** Start Provided data **

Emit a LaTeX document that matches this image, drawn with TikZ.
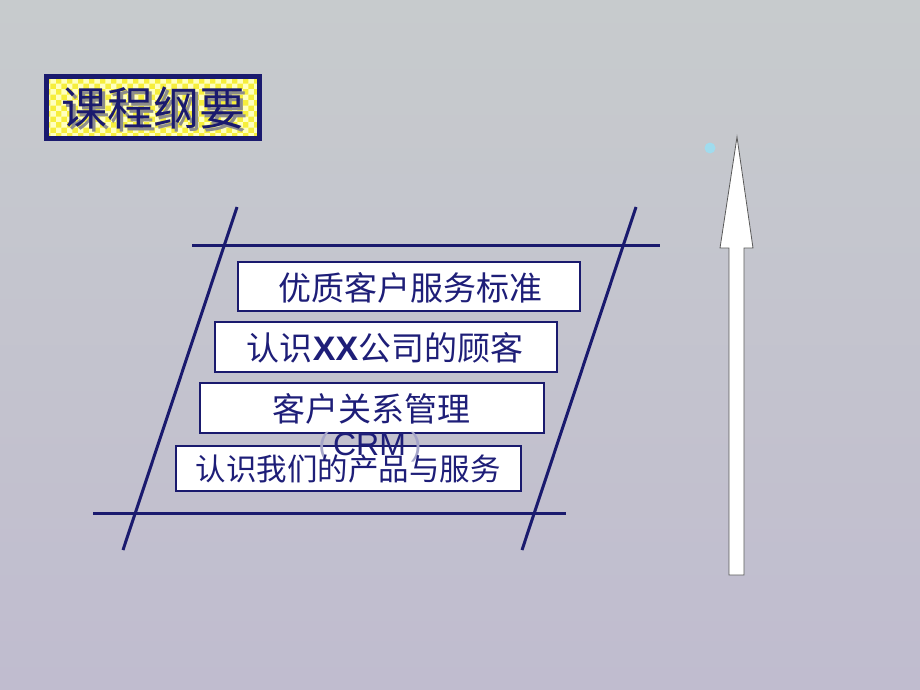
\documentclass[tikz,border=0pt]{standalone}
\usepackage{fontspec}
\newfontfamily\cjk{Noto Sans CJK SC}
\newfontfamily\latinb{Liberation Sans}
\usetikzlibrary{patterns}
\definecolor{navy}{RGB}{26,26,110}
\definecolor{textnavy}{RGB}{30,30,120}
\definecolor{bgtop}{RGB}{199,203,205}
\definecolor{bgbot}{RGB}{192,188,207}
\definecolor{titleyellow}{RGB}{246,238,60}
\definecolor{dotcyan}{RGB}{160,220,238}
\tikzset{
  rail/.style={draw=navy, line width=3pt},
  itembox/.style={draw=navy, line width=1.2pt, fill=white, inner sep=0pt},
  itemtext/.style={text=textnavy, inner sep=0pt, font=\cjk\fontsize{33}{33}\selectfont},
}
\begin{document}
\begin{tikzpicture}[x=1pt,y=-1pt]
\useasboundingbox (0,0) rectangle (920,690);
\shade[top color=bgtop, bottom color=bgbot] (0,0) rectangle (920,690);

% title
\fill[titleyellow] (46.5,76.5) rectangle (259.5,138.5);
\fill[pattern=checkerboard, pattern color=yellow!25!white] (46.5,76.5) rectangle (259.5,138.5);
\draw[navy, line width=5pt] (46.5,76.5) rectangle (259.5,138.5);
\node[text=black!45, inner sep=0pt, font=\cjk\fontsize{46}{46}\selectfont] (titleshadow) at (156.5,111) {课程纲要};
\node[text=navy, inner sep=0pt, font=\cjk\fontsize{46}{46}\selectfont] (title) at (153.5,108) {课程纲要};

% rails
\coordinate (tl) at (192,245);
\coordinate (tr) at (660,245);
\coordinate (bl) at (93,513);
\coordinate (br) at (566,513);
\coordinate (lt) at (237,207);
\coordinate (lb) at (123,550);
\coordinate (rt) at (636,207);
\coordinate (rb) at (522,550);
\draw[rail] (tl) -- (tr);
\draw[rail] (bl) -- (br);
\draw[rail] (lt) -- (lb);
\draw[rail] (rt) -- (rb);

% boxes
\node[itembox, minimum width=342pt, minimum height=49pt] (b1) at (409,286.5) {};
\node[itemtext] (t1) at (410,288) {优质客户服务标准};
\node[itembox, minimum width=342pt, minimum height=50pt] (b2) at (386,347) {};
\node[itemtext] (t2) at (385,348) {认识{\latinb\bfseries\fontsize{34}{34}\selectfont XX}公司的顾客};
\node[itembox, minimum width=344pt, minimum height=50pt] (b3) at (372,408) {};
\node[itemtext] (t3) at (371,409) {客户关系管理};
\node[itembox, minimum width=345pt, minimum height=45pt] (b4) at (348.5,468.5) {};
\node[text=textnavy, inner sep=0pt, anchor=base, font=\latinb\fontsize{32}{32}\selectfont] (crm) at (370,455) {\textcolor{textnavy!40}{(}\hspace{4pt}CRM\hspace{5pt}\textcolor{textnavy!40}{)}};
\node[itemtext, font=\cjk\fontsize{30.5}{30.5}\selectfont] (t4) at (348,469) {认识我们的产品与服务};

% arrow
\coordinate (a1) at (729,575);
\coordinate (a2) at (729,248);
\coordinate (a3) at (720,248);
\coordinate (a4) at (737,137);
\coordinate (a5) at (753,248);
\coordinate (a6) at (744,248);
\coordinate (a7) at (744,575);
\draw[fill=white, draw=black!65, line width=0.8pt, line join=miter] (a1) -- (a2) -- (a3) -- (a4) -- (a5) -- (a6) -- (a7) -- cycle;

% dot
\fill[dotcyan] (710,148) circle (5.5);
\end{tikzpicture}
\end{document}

** End Provided data **

- **What to produce**:
All of the material above is to be copied exactly, except for its images.

- **Answer for this exercise**:
Emit a LaTeX document that matches this image, drawn with TikZ.
\documentclass[tikz,border=0pt]{standalone}
\usepackage{fontspec}
\newfontfamily\cjk{Noto Sans CJK SC}
\newfontfamily\latinb{Liberation Sans}
\usetikzlibrary{patterns}
\definecolor{navy}{RGB}{26,26,110}
\definecolor{textnavy}{RGB}{30,30,120}
\definecolor{bgtop}{RGB}{199,203,205}
\definecolor{bgbot}{RGB}{192,188,207}
\definecolor{titleyellow}{RGB}{246,238,60}
\definecolor{dotcyan}{RGB}{160,220,238}
\tikzset{
  rail/.style={draw=navy, line width=3pt},
  itembox/.style={draw=navy, line width=1.2pt, fill=white, inner sep=0pt},
  itemtext/.style={text=textnavy, inner sep=0pt, font=\cjk\fontsize{33}{33}\selectfont},
}
\begin{document}
\begin{tikzpicture}[x=1pt,y=-1pt]
\useasboundingbox (0,0) rectangle (920,690);
\shade[top color=bgtop, bottom color=bgbot] (0,0) rectangle (920,690);

% title
\fill[titleyellow] (46.5,76.5) rectangle (259.5,138.5);
\fill[pattern=checkerboard, pattern color=yellow!25!white] (46.5,76.5) rectangle (259.5,138.5);
\draw[navy, line width=5pt] (46.5,76.5) rectangle (259.5,138.5);
\node[text=black!45, inner sep=0pt, font=\cjk\fontsize{46}{46}\selectfont] (titleshadow) at (156.5,111) {课程纲要};
\node[text=navy, inner sep=0pt, font=\cjk\fontsize{46}{46}\selectfont] (title) at (153.5,108) {课程纲要};

% rails
\coordinate (tl) at (192,245);
\coordinate (tr) at (660,245);
\coordinate (bl) at (93,513);
\coordinate (br) at (566,513);
\coordinate (lt) at (237,207);
\coordinate (lb) at (123,550);
\coordinate (rt) at (636,207);
\coordinate (rb) at (522,550);
\draw[rail] (tl) -- (tr);
\draw[rail] (bl) -- (br);
\draw[rail] (lt) -- (lb);
\draw[rail] (rt) -- (rb);

% boxes
\node[itembox, minimum width=342pt, minimum height=49pt] (b1) at (409,286.5) {};
\node[itemtext] (t1) at (410,288) {优质客户服务标准};
\node[itembox, minimum width=342pt, minimum height=50pt] (b2) at (386,347) {};
\node[itemtext] (t2) at (385,348) {认识{\latinb\bfseries\fontsize{34}{34}\selectfont XX}公司的顾客};
\node[itembox, minimum width=344pt, minimum height=50pt] (b3) at (372,408) {};
\node[itemtext] (t3) at (371,409) {客户关系管理};
\node[itembox, minimum width=345pt, minimum height=45pt] (b4) at (348.5,468.5) {};
\node[text=textnavy, inner sep=0pt, anchor=base, font=\latinb\fontsize{32}{32}\selectfont] (crm) at (370,455) {\textcolor{textnavy!40}{(}\hspace{4pt}CRM\hspace{5pt}\textcolor{textnavy!40}{)}};
\node[itemtext, font=\cjk\fontsize{30.5}{30.5}\selectfont] (t4) at (348,469) {认识我们的产品与服务};

% arrow
\coordinate (a1) at (729,575);
\coordinate (a2) at (729,248);
\coordinate (a3) at (720,248);
\coordinate (a4) at (737,137);
\coordinate (a5) at (753,248);
\coordinate (a6) at (744,248);
\coordinate (a7) at (744,575);
\draw[fill=white, draw=black!65, line width=0.8pt, line join=miter] (a1) -- (a2) -- (a3) -- (a4) -- (a5) -- (a6) -- (a7) -- cycle;

% dot
\fill[dotcyan] (710,148) circle (5.5);
\end{tikzpicture}
\end{document}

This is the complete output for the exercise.